Greenwald’s Shopping for Buddhas was one of the first and most easily engaging travel books I ever read, and as mentioned in a previous post I’m a big fan of live storytelling, so this sounds like a good combination. There’s no mention of whether he’ll be taking Strange Travel Suggestions on the road (here’s to hoping, although somehow I don’t think my town of 300 will be on the list), but the San Francisco Chronicle has a great article covering his cogent thoughts on travel storytelling.

If you’re looking for a short, great travel book, pick up Greenwald’s Shopping for Buddhas, a fantastic example of incorporating the best elements of travel writing in an unexpected and satisfying story arc. And if anyone’s in the San Fran area and gets to see the show, tell us how it was!

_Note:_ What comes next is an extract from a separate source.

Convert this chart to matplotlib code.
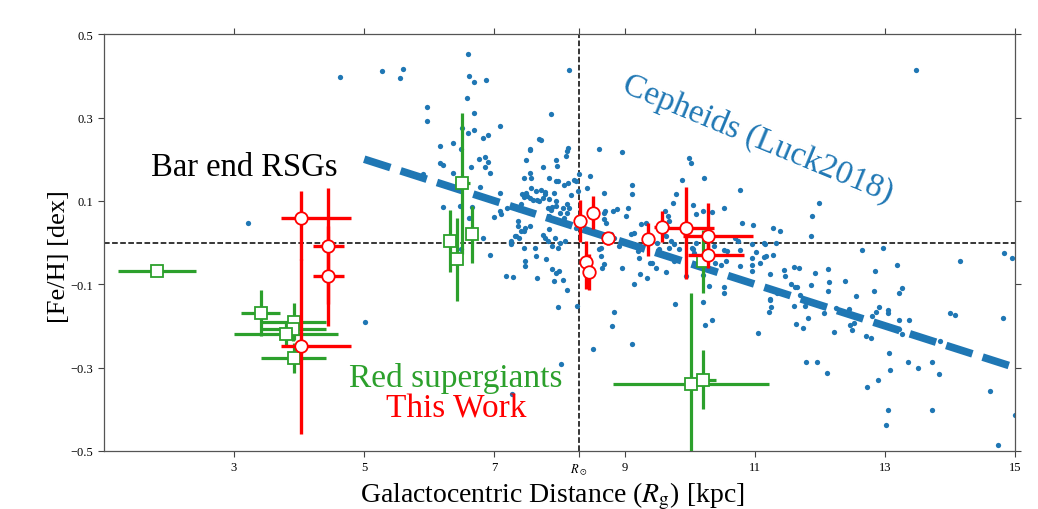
import matplotlib.pyplot as plt

plt.rcParams['font.family'] = ['Liberation Serif', 'DejaVu Serif']
plt.rcParams['mathtext.fontset'] = 'stix'

R_SUN = 8.3

# Cepheids (Luck 2018)
cep_r = [
    10.98, 11.28, 11.38, 11.14, 11.32, 10.95, 11.02, 11.14, 11.28, 10.95, 10.96, 11.08, 10.95, 11.24,
    11.45, 11.46, 11.60, 11.68, 11.55, 11.62, 11.65, 11.34, 11.70, 11.23, 11.25, 11.22, 11.60, 11.77,
    11.64, 11.74, 11.82, 11.05, 11.86, 11.86, 11.88, 11.98, 11.93, 12.13, 12.14, 12.12, 12.06, 12.25,
    12.21, 11.79, 11.96, 12.11, 12.38, 12.45, 12.46, 12.49, 12.53, 12.55, 12.64, 12.85, 12.83, 12.91,
    12.86, 12.80, 12.71, 12.78, 12.97, 13.18, 13.21, 13.26, 13.05, 13.05, 13.22, 13.37, 13.26, 13.22,
    13.06, 13.08, 13.36, 13.50, 13.72, 13.83, 12.72, 12.90, 13.05, 13.02, 13.73, 13.85, 14.00, 14.07,
    14.16, 14.82, 14.83, 14.95, 14.62, 14.74, 14.99, 13.47,
    8.15, 8.12, 8.10, 8.60, 8.96, 9.99, 10.02, 10.22, 9.88, 10.78, 8.30, 8.47, 8.42, 8.69,
    9.12, 9.12, 9.79, 9.75, 10.53, 10.81, 8.07, 8.13, 8.25, 9.02, 8.82, 8.88, 8.69, 9.25,
    10.10, 10.20, 10.35, 10.05,
    4.63, 5.27, 5.55, 5.59, 6.59, 6.61, 6.69, 6.87, 6.58, 6.69, 6.59, 6.68, 6.51, 5.96,
    5.96, 7.09, 7.87, 6.17, 6.37, 6.49, 6.82, 6.90, 7.72, 7.55, 6.76, 6.85, 6.90, 6.16,
    6.21, 6.86, 6.94, 6.37, 7.49, 7.74, 7.95, 7.46, 7.84, 7.94, 6.78, 6.47, 6.21, 6.66,
    7.08, 7.00, 7.10, 7.19, 7.56, 7.49, 7.46, 7.54, 7.64, 7.72, 7.77, 7.74, 7.69, 7.84,
    7.88, 7.94, 8.05, 8.12, 8.18, 8.23, 8.28, 7.36, 7.41, 3.21,
    6.64, 5.90, 7.54, 7.69, 7.96, 8.13, 7.54, 7.56, 7.97, 7.43, 7.50, 7.59, 7.66, 7.78,
    7.92, 7.94, 8.15, 7.82, 7.87, 7.84, 7.09, 7.37, 7.36, 7.41, 7.32, 7.38, 7.45, 7.25,
    7.46, 7.62, 7.74, 7.77, 7.82, 7.89, 7.97, 8.01, 8.08, 7.93, 8.25, 7.84, 8.07, 8.11, 8.01,
    8.70, 9.06, 8.69, 8.71, 9.33, 9.62, 9.67, 9.68, 9.15, 9.10, 8.79, 8.84, 9.59, 9.64,
    9.71, 9.76, 9.84, 10.04, 10.10, 10.38, 10.52, 10.57, 10.70, 10.75, 11.15, 8.64, 8.92, 9.68,
    6.61, 6.49, 6.82, 6.94, 7.25, 7.33, 7.47, 7.54, 7.47, 7.64, 7.79, 7.18, 7.28, 7.47,
    7.66, 7.89, 7.94, 8.00, 7.91, 8.05, 8.12, 8.27, 7.98, 8.03, 7.27, 8.52, 8.61, 8.64,
    8.69, 8.66, 8.84, 8.81, 8.96, 9.11, 9.15, 9.24, 9.22, 9.21, 9.39, 9.42, 9.48, 9.34,
    9.64, 9.53, 9.50, 9.76, 9.77, 9.94, 10.05, 10.07, 10.20, 10.21, 10.30, 10.23, 10.34, 10.39,
    10.48, 10.56, 10.52, 10.52, 10.78, 10.78, 11.17, 11.24, 5.01,
]
cep_feh = [
    0.042, 0.036, 0.028, -0.002, 0.000, -0.004, -0.022, -0.034, -0.030, -0.036, -0.054, -0.050, -0.068, -0.076,
    -0.067, -0.080, -0.058, -0.062, -0.099, -0.106, -0.106, -0.120, -0.126, -0.138, -0.154, -0.166, -0.152, -0.152,
    -0.196, -0.206, -0.182, -0.216, -0.102, 0.016, 0.064, 0.094, -0.074, -0.064, -0.094, -0.116, -0.170, -0.156,
    -0.214, -0.286, -0.286, -0.314, -0.093, -0.160, -0.198, -0.209, -0.192, -0.128, -0.018, -0.068, -0.116, -0.154,
    -0.166, -0.176, -0.224, -0.230, -0.012, -0.054, -0.120, -0.110, -0.162, -0.169, -0.185, -0.186, -0.220, -0.208,
    -0.266, -0.305, -0.286, -0.302, -0.286, -0.316, -0.346, -0.330, -0.402, -0.438, -0.402, -0.236, -0.170, -0.173,
    -0.044, -0.182, -0.026, -0.036, -0.357, -0.486, -0.414, 0.414,
    0.414, 0.220, 0.208, 0.224, 0.218, 0.204, 0.192, 0.155, 0.150, 0.126, 0.164, 0.159, 0.132, 0.119,
    0.139, 0.116, 0.116, 0.096, 0.082, 0.047, 0.138, 0.142, 0.148, 0.064, 0.076, 0.080, 0.072, 0.044,
    0.068, 0.076, 0.074, 0.090,
    0.398, 0.412, 0.396, 0.416, 0.452, 0.400, 0.386, 0.390, 0.348, 0.311, 0.264, 0.270, 0.276, 0.326,
    0.292, 0.279, 0.308, 0.232, 0.239, 0.224, 0.252, 0.258, 0.246, 0.223, 0.200, 0.206, 0.194, 0.190,
    0.186, 0.182, 0.168, 0.167, 0.199, 0.182, 0.199, 0.155, 0.156, 0.148, 0.134, 0.088, 0.086, 0.086,
    0.120, 0.062, 0.068, 0.082, 0.132, 0.120, 0.110, 0.108, 0.124, 0.127, 0.116, 0.108, 0.100, 0.104,
    0.086, 0.088, 0.084, 0.092, 0.114, 0.150, 0.124, 0.080, 0.092, 0.048,
    0.182, 0.164, 0.224, 0.248, 0.184, 0.228, 0.167, 0.154, 0.147, 0.116, 0.112, 0.102, 0.102, 0.122,
    0.119, 0.099, 0.083, 0.084, 0.078, 0.064, 0.076, 0.052, 0.040, 0.028, 0.016, 0.012, 0.028, 0.004,
    -0.013, -0.013, 0.019, 0.011, 0.004, -0.008, -0.012, 0.000, 0.004, 0.011, 0.035, 0.032, 0.060, 0.070, 0.072,
    0.075, 0.083, 0.056, 0.048, 0.048, 0.075, 0.064, 0.051, 0.024, 0.020, 0.020, 0.012, 0.022, 0.016,
    0.004, -0.004, -0.016, -0.012, 0.000, -0.008, -0.018, -0.020, 0.011, 0.004, -0.004, -0.012, -0.008, -0.013,
    0.059, -0.016, 0.010, -0.030, -0.004, 0.015, 0.034, 0.040, -0.044, -0.032, -0.040, -0.080, -0.082, -0.056,
    -0.085, -0.064, -0.072, -0.068, -0.092, -0.090, -0.113, -0.152, -0.155, -0.291, -0.363, -0.255, -0.016, -0.032,
    -0.052, -0.060, -0.166, -0.200, -0.060, -0.243, -0.100, -0.076, -0.038, -0.020, -0.048, -0.050, -0.060, -0.084,
    -0.070, -0.016, 0.000, -0.044, -0.148, -0.080, -0.016, -0.024, -0.078, -0.142, -0.104, -0.197, -0.185, -0.048,
    -0.054, -0.044, -0.106, -0.122, -0.056, -0.017, -0.032, -0.135, -0.191,
]

# Cepheid gradient (dashed line)
grad_r = [5.0, 15.0]
grad_feh = [0.20, -0.30]

# red supergiants from literature (green squares)
rsg_r = [1.82, 3.41, 3.92, 3.91, 3.80, 3.92, 6.51, 6.32, 6.42, 6.66, 10.02, 10.21, 10.21]
rsg_feh = [-0.069, -0.169, -0.190, -0.207, -0.220, -0.277, 0.142, 0.004, -0.040, 0.020, -0.340, -0.329, -0.045]
rsg_rerr = [0.60, 0.30, 0.50, 0.50, 0.80, 0.50, 0.12, 0.10, 0.05, 0.08, 1.20, 0.20, 0.05]
rsg_feherr = [0.012, 0.055, 0.045, 0.03, 0.03, 0.035, 0.17, 0.075, 0.10, 0.068, 0.22, 0.07, 0.075]

# this work (red circles)
tw_r = [4.03, 4.45, 4.45, 4.03, 8.32, 8.52, 8.40, 8.46, 8.75, 9.36, 9.57, 9.95, 10.28, 10.28]
tw_feh = [0.059, -0.008, -0.080, -0.249, 0.052, 0.072, -0.046, -0.071, 0.010, 0.008, 0.038, 0.035, 0.015, -0.030]
tw_rerr_lo = [0.31, 0.24, 0.24, 0.31, 0.03, 0.03, 0.03, 0.03, 0.04, 0.03, 0.12, 0.29, 0.39, 0.31]
tw_rerr_hi = [0.77, 0.24, 0.24, 0.77, 0.03, 0.03, 0.03, 0.03, 0.04, 0.03, 0.12, 0.42, 0.70, 0.56]
tw_feherr_lo = [0.10, 0.14, 0.12, 0.21, 0.05, 0.04, 0.066, 0.044, 0.015, 0.04, 0.037, 0.122, 0.05, 0.03]
tw_feherr_hi = [0.065, 0.14, 0.12, 0.21, 0.05, 0.04, 0.05, 0.044, 0.015, 0.04, 0.037, 0.098, 0.08, 0.03]

blue = '#1f77b4'
green = '#2ca02c'
red = '#ff0000'

fig = plt.figure(figsize=(10.38, 5.10), dpi=100)
ax = fig.add_axes([0.100, 0.114, 0.878, 0.817])

ax.plot(cep_r, cep_feh, 'o', color=blue, ms=3.8, mew=0, zorder=2)
ax.plot(grad_r, grad_feh, color=blue, lw=5.5, ls=(0, (3.6, 1.4)), zorder=3)

ax.axhline(0, color='k', ls='--', lw=1.1, zorder=1)
ax.axvline(R_SUN, color='k', ls='--', lw=1.1, zorder=1)

ax.errorbar(rsg_r, rsg_feh, xerr=rsg_rerr, yerr=rsg_feherr, fmt='s', ms=8.5,
            mfc='white', mec=green, mew=1.3, ecolor=green, elinewidth=2.3,
            capsize=0, zorder=4)
ax.errorbar(tw_r, tw_feh, xerr=[tw_rerr_lo, tw_rerr_hi], yerr=[tw_feherr_lo, tw_feherr_hi],
            fmt='o', ms=9, mfc='white', mec=red, mew=1.3, ecolor=red,
            elinewidth=2.4, capsize=0, zorder=5)

ax.text(3.15, 0.181, 'Bar end RSGs', fontsize=23.5, ha='center', va='center', color='k')
ax.text(6.41, -0.323, 'Red supergiants', fontsize=24, ha='center', va='center', color=green)
ax.text(6.41, -0.398, 'This Work', fontsize=24, ha='center', va='center', color=red)
ax.text(11.05, 0.25, 'Cepheids (Luck2018)', fontsize=24, ha='center', va='center',
        color=blue, rotation=-22.5, rotation_mode='anchor')

ax.set_xlim(1, 15)
ax.set_ylim(-0.5, 0.5)
ax.set_xticks([3, 5, 7, R_SUN, 9, 11, 13, 15])
ax.set_xticklabels(['3', '5', '7', r'$R_\odot$', '9', '11', '13', '15'])
ax.set_yticks([-0.5, -0.3, -0.1, 0.1, 0.3, 0.5])
ax.set_yticklabels(['\u22120.5', '\u22120.3', '\u22120.1', '0.1', '0.3', '0.5'])
ax.tick_params(direction='out', length=4, width=0.8, labelsize=9, top=True, right=True,
               colors='#444444', labelcolor='k')
for sp in ax.spines.values():
    sp.set_color('#555555')
    sp.set_linewidth(0.9)

ax.set_xlabel(r'Galactocentric Distance ($R_{\rm g}$) [kpc]', fontsize=20)
ax.xaxis.set_label_coords(0.492, -0.068)
ax.set_ylabel('[Fe/H] [dex]', fontsize=19)
ax.yaxis.set_label_coords(-0.037, 0.468)

plt.savefig('out.png', dpi=100)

Perceptive Travel gets cold and travels with kids

Friday, January 18th, 2008

It seems that cold places really are getting more space in our travel, and, unfortunately, pointless tourism. In the new Jan/Feb 08 issue of Perceptive Travel, Marie Javins has one of the most excellent essays I’ve ever read about the disappointment encountered when trying to experience the soul-thrilling empty ice of Antarctica. When a fellow passenger prods her to count how many countries she’s been to (”C’mon. Everybody knows. Don’t pretend you haven’t counted” has got to be the best distillation of the much-argued difference between tourists and travelers I’ve ever read) she realizes that the once-in-a-lifetime encounter she’d been hoping for is lost among the 37,500 tourists who ticked Antarctica off their lists that year.

Antarctica is a place I, too, have dreamed of going to. But after reading Javins’s essay, I’m more inclined to wait and follow some of her recommendations on how not to see the ice as one of thousands of tourists.

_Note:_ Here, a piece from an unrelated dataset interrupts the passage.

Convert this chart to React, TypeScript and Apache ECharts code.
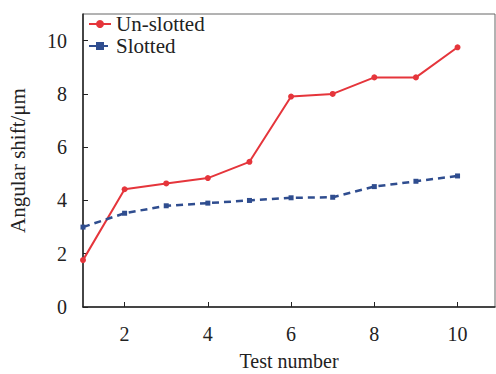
import React, { useEffect, useRef } from "react";
import * as echarts from "echarts";

const testNumbers = [1, 2, 3, 4, 5, 6, 7, 8, 9, 10];
const unSlotted = [1.76, 4.42, 4.64, 4.84, 5.45, 7.9, 8.0, 8.62, 8.62, 9.75];
const slotted = [3.0, 3.52, 3.8, 3.9, 4.0, 4.1, 4.12, 4.52, 4.72, 4.92];
const xTickValues = [2, 4, 6, 8, 10];
const yTickValues = [0, 2, 4, 6, 8, 10];

const FONT = "Liberation Serif";

export default function App() {
  const ref = useRef<HTMLDivElement>(null);
  useEffect(() => {
    if (!ref.current) return;
    const chart = echarts.init(ref.current, undefined, { renderer: "svg" });
    chart.setOption({
      animation: false,
      textStyle: { fontFamily: FONT },
      grid: {
        left: 83,
        right: 1,
        top: 14,
        bottom: 67,
        outerBoundsMode: "none",
        containLabel: false,
        show: true,
        borderColor: "#666",
        borderWidth: 1,
      },
      legend: {
        orient: "vertical",
        left: 83,
        top: 8,
        itemWidth: 22,
        itemHeight: 10,
        itemGap: 0,
        textStyle: { fontFamily: FONT, fontSize: 21, color: "#222", lineHeight: 22 },
        data: ["Un-slotted", "Slotted"],
      },
      xAxis: {
        type: "value",
        min: 1,
        max: 10.9,
        interval: 1,
        name: "Test number",
        nameLocation: "middle",
        nameGap: 44,
        nameTextStyle: { fontFamily: FONT, fontSize: 20, color: "#222" },
        axisLine: { show: true, lineStyle: { color: "#222", width: 1.5 } },
        axisTick: { show: true, inside: true, length: 5, customValues: xTickValues, lineStyle: { color: "#222" } },
        axisLabel: { customValues: xTickValues, fontFamily: FONT, fontSize: 20, color: "#222", margin: 17 },
        splitLine: { show: false },
      },
      yAxis: {
        type: "value",
        min: 0,
        max: 11,
        interval: 2,
        name: "Angular shift/μm",
        nameLocation: "middle",
        nameGap: 55,
        nameTextStyle: { fontFamily: FONT, fontSize: 21, color: "#222" },
        axisLine: { show: true, lineStyle: { color: "#222", width: 1.5 } },
        axisTick: { show: true, inside: true, length: 5, customValues: yTickValues, lineStyle: { color: "#222" } },
        axisLabel: { customValues: yTickValues, fontFamily: FONT, fontSize: 20, color: "#222", margin: 16 },
        splitLine: { show: false },
      },
      series: [
        {
          name: "Un-slotted",
          type: "line",
          data: testNumbers.map((x, i) => [x, unSlotted[i]]),
          symbol: "circle",
          symbolSize: 6,
          itemStyle: { color: "#e5353b" },
          lineStyle: { color: "#e5353b", width: 2 },
        },
        {
          name: "Slotted",
          type: "line",
          data: testNumbers.map((x, i) => [x, slotted[i]]),
          symbol: "rect",
          symbolSize: 5,
          itemStyle: { color: "#2f4d8f" },
          lineStyle: { color: "#2f4d8f", width: 2.5, type: [7, 5] },
        },
      ],
    });
    return () => chart.dispose();
  }, []);
  return <div ref={ref} style={{ width: 496, height: 374, position: "absolute", left: 0, top: 0 }} />;
}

In addition to stories on a desert survival school in Utah and traveling up the river in Borneo, this issue also has David Lee Drotar traveling across Arctic Finland not by plane train, and automobile, but by snowmobile, snowshoe, dogsled, icebreaker ship, and reindeer sleigh.

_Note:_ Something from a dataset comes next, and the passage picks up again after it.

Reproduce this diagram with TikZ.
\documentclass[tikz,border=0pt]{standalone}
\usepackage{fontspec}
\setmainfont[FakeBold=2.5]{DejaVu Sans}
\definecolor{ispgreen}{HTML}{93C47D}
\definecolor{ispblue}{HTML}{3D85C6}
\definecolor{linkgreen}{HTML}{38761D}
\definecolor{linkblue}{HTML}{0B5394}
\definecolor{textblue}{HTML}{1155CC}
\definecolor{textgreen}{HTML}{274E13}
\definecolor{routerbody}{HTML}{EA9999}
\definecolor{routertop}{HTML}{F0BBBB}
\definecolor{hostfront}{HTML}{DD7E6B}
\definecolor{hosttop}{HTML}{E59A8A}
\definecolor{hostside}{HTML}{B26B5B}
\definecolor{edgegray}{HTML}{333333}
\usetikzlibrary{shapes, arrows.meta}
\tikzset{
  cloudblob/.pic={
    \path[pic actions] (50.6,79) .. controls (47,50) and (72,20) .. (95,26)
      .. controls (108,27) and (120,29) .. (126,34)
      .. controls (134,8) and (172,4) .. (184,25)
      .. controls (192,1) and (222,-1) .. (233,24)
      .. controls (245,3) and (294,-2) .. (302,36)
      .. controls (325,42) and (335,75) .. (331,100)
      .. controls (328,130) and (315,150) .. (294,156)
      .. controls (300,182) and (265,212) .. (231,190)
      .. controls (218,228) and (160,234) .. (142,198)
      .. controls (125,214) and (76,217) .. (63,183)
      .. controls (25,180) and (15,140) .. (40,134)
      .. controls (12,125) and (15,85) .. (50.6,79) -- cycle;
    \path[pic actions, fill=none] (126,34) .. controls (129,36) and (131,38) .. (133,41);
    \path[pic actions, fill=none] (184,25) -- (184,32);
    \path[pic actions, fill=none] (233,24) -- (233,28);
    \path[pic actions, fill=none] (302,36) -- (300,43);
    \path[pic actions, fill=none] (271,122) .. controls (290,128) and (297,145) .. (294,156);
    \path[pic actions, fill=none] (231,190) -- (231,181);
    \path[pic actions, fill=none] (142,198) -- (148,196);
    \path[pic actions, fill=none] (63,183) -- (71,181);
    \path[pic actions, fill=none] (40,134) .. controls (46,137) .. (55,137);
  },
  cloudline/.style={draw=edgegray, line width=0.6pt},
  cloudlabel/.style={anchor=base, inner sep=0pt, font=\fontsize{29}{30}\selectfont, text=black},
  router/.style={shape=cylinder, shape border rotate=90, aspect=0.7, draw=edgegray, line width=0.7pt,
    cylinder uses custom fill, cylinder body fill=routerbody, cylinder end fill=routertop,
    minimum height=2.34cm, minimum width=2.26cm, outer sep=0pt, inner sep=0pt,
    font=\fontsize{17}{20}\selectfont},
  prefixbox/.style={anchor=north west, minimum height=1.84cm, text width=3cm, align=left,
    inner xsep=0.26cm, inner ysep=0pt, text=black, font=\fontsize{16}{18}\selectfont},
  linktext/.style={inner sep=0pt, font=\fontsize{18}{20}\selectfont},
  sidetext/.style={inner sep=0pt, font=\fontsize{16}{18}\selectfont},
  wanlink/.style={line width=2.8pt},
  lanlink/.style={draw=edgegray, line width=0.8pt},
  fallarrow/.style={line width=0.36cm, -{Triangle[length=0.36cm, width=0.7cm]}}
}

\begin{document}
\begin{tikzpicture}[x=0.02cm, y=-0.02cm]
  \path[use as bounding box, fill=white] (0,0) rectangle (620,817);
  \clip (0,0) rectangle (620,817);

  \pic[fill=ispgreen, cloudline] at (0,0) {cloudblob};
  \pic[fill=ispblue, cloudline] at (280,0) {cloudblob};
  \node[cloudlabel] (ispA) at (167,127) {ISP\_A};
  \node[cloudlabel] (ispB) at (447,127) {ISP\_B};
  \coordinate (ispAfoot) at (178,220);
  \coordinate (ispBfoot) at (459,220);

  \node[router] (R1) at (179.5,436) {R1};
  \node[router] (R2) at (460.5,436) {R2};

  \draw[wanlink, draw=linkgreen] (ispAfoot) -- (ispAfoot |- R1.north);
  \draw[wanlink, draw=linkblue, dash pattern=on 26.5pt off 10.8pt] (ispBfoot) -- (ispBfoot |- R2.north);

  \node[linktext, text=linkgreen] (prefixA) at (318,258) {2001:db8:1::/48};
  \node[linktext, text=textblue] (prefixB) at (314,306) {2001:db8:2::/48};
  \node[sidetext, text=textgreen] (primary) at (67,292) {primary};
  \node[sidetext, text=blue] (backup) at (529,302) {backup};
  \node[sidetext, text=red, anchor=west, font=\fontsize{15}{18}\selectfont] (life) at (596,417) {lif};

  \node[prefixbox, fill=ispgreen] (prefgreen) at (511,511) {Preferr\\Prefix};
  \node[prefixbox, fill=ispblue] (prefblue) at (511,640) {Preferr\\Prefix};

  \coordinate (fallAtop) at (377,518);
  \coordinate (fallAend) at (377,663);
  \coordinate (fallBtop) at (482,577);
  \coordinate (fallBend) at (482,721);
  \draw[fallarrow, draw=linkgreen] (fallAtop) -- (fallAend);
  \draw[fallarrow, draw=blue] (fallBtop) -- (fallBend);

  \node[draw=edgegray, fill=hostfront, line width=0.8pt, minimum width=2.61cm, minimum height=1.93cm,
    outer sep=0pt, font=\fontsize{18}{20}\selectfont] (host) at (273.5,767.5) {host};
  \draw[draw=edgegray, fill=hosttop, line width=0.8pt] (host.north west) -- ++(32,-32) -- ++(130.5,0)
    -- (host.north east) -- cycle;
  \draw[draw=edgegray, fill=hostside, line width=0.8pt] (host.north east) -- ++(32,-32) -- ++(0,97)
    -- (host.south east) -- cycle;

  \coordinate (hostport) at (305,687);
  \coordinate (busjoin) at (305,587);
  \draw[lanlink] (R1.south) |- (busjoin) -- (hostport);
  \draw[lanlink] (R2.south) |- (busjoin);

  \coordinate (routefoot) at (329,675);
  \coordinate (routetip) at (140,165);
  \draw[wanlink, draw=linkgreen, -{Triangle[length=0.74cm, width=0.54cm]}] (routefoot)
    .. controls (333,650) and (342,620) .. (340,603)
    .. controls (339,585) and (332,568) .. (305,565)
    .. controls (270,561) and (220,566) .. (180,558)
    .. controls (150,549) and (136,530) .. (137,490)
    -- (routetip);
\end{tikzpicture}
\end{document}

And Fawzia Rasheed de Francisco has a very funny essay of particular interest to me as a new parent: is it really that hard to travel with kids? What are the drawbacks? What are the phantom fears? And what happens to all those happy life-in-my-rucksack twenty-somethings when they have kids? It can’t be that scary or difficult. After all, she points out, children do live in most parts of the world. Which made me ready to start thinking about my son’s first trip once he’s well enough to fly.

And kudos to Perceptive Travel magazine, which published Amy Rosen’s article “How to Build an Igloo (at 40 Below),” which won a First Prize from the North American Travel Journalists Association.

Would you head for a North Korean resort spa?

Thursday, December 13th, 2007

Yesterday NPR had one of the strangest travel stories I have yet come across — a new spa resort in North Korea. Mount Kumgang, North Korea, is an unabashedly consumerist and touristic resort built with money from Hyundai, and offers a retreat for South Koreans looking for natural landscape beauty as well as the normal amenities of a resort spa. That is, if you don’t mind going through the DMZ and skirting the land mines on either side of the road. “Just getting there involves busing through the demilitarized zone, where we are constantly told ‘no pictures, no pictures’ by our guide and informed that aside from the road we are on, the entire area is filled with land mines,” reports the CNN journalist who also made the trip. And if you don’t mind being entirely fenced in and heavily guarded from the local population.

The question is, why would the average South Korean make the trip? NPR producer Madhulika Sikka says that it’s often a symbol to South Koreans of what they see as the inevitability of eventual remerging of the two countries. And, of course, there’s always the true traveler’s answer: because it’s there.